Portelli also told the court he remembered accompanying the former archbishop on these days and says Pell greeted parishioners after mass, which would make it unlikely for him to have been alone in the sacristy with the boys.

According to tradition, Pell had to be accompanied for the entire time he was at the church, usually by Portelli or sacristan Max Potter. Portelli acknowledged that there may have times when he was not accompanied but these would only have been for “two minutes”.

The other judges in the case found the evidence of Portelli and Potter inconsistent and did not think it proved Pell had definitely greeted parishioners, or that he never had a chance to be alone.

But Justice Weinburg believed Pell’s case was strengthened by the patterns of behaviour and routine that existed at the cathedral, which were not just habits but “modes of conduct that were subject to particularly rigorous and strong norms”.

He said it was “entirely possible” that some practices may not always have been followed but this did not mean this evidence should be ignored. It would also not justify a conviction.

‘COMPOUNDING IMPROBABILITIES’

Justice Weinburg noted one of the arguments from Pell’s team suggested that for the first incident to have happened, a large number of improbable, if not impossible things would have had to occur within a short time frame of perhaps 10 minutes.

Firstly, that Pell did not remain on the front steps of the cathedral after mass, that he was alone when he entered the priest’s sacristy, Portelli did not appear to help Pell disrobe and Potter was also not there to help Pell disrobe.

Furthermore, Potter would not have been moving between the sacristy and the sanctuary at the time, neither would the altar servers and there would be no concelebrant priests in the sacristy.

Lastly, in order for the event to have happened, according to Pell’s legal team, the boys would have had to break away from the procession, go through two normally locked doors and return to choir rehearsal — all without anyone noticing.

Justice Weinburg accepts this argument saying: “The chances of ‘all the planets aligning’, in that way, would, at the very least, be doubtful.”

He also noted that it was always going to be a “problematic case” because the allegations were “implausible” due the circumstances surrounding the offence.

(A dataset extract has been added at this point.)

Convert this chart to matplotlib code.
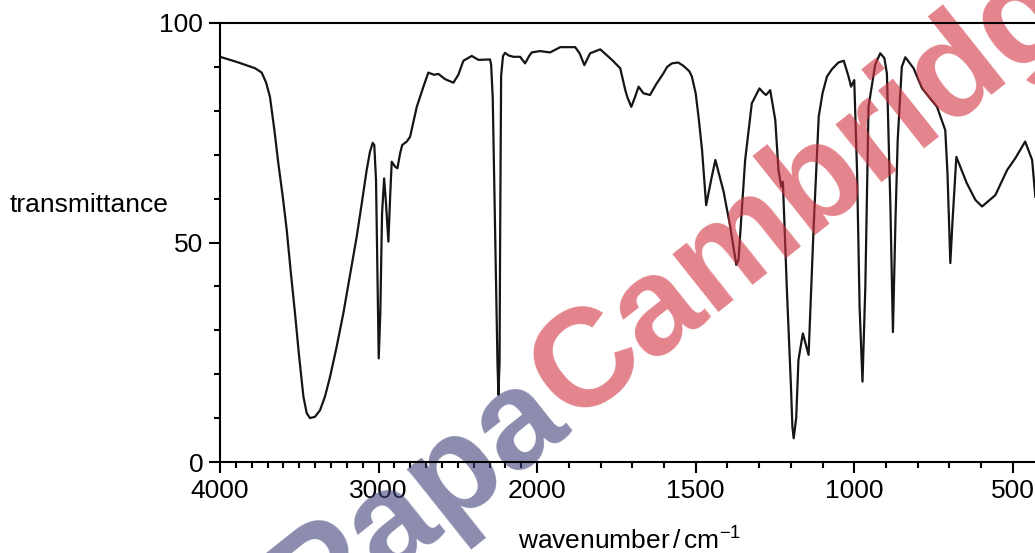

UNUSUAL ASPECTS OF THE CASE

Justice Weinburg highlighted some unusual aspects of the case including that the prosecution relied entirely on the evidence of the complainant and there was no supporting evidence.

“These convictions were based upon the jury’s assessment of the complainant as a witness, and nothing more,” he said.

But Justice Weinburg argued a jury should never be told that their task was to consider who was to be believed.

He noted that juries were told they cannot convict an accused unless they were satisfied beyond reasonable doubt of his or her guilt, even if they prefer the evidence of the prosecution or don’t believe one of the witnesses called by the defence.

Juries were also told they should not convict if there was a “reasonable possibility” there was substance to a defence that provided a complete answer to the allegations.

“It is not now, and never has been, a question of whether (Pell’s) complainant was to be preferred as a witness to, for example, Portelli, Potter, McGlone, Finnigan, or any other particular witness who gave exculpatory evidence,” Justice Weinburg wrote.

He also noted that specific dates were not put forward by the prosecution about when the offences occurred. This made it harder for the defence to pick apart.

While exact dates were not of critical importance in every sexual assault case, Justice Weinburg believed it was “pivotal” in Pell’s case because proving the dates did not accord with the complainant’s evidence that the two incidents were “just over a month apart” and this would have cast doubt on the complainant’s reliability.

He said Pell was entitled to have the case “properly particularised” so he could answer the allegations.

“In a case that, from a defence perspective, depended so very heavily upon matters of quite intricate detail, nominating a date, such as 23 February 1997, without any sufficient justification for having done so must be a matter of concern,” he wrote.